TASK INSTRUCTIONS |
Go through the records line by line and work out how many lines hold the word "this". Answer with the number only.

-- begin MATERIAL TO PROCESS --

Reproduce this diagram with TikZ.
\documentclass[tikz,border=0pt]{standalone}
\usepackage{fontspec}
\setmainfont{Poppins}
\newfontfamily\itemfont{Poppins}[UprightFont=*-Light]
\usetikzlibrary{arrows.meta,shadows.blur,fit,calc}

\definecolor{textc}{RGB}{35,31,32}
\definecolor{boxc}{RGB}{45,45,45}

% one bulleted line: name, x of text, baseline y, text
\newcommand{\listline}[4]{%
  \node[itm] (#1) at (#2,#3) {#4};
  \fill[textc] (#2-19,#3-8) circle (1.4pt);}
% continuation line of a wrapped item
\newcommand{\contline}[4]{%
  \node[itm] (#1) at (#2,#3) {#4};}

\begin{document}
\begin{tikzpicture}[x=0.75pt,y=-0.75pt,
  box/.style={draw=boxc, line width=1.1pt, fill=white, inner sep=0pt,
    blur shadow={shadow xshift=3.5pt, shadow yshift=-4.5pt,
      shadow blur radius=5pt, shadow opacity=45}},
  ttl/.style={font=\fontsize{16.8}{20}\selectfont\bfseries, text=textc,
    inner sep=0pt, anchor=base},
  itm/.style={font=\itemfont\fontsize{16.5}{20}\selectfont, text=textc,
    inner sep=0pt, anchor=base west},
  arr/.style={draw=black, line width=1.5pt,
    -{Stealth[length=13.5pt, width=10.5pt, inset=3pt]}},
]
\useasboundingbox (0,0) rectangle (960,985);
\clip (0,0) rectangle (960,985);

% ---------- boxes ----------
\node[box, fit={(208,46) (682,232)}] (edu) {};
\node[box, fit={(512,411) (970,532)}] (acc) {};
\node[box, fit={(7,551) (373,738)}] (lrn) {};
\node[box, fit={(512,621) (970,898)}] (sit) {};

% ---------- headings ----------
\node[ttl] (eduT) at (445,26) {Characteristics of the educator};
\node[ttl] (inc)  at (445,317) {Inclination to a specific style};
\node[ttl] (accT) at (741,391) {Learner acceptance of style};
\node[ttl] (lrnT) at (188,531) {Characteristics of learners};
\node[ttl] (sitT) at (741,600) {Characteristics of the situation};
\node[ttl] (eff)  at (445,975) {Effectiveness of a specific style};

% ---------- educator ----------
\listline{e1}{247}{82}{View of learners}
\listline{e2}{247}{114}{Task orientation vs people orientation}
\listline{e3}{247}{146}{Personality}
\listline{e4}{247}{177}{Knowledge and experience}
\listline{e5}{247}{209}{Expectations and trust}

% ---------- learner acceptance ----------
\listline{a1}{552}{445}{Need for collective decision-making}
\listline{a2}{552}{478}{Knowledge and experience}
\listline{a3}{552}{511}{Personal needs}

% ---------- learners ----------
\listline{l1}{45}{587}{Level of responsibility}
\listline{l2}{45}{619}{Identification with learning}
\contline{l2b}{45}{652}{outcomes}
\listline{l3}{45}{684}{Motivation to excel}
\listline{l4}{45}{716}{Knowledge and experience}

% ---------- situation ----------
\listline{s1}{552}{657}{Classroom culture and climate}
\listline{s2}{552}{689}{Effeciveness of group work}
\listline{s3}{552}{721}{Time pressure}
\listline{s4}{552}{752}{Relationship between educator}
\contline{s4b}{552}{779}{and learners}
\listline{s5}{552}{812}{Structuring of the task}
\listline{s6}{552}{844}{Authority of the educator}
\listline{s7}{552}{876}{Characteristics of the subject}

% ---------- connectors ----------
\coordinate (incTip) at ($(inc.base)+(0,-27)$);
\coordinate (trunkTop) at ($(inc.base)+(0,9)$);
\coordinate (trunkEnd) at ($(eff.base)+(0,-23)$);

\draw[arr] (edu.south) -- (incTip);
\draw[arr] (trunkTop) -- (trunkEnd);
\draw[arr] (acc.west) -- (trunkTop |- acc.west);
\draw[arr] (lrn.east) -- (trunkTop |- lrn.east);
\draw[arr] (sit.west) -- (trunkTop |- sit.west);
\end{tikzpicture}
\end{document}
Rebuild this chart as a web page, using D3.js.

-- end MATERIAL TO PROCESS --

OUTPUT |
2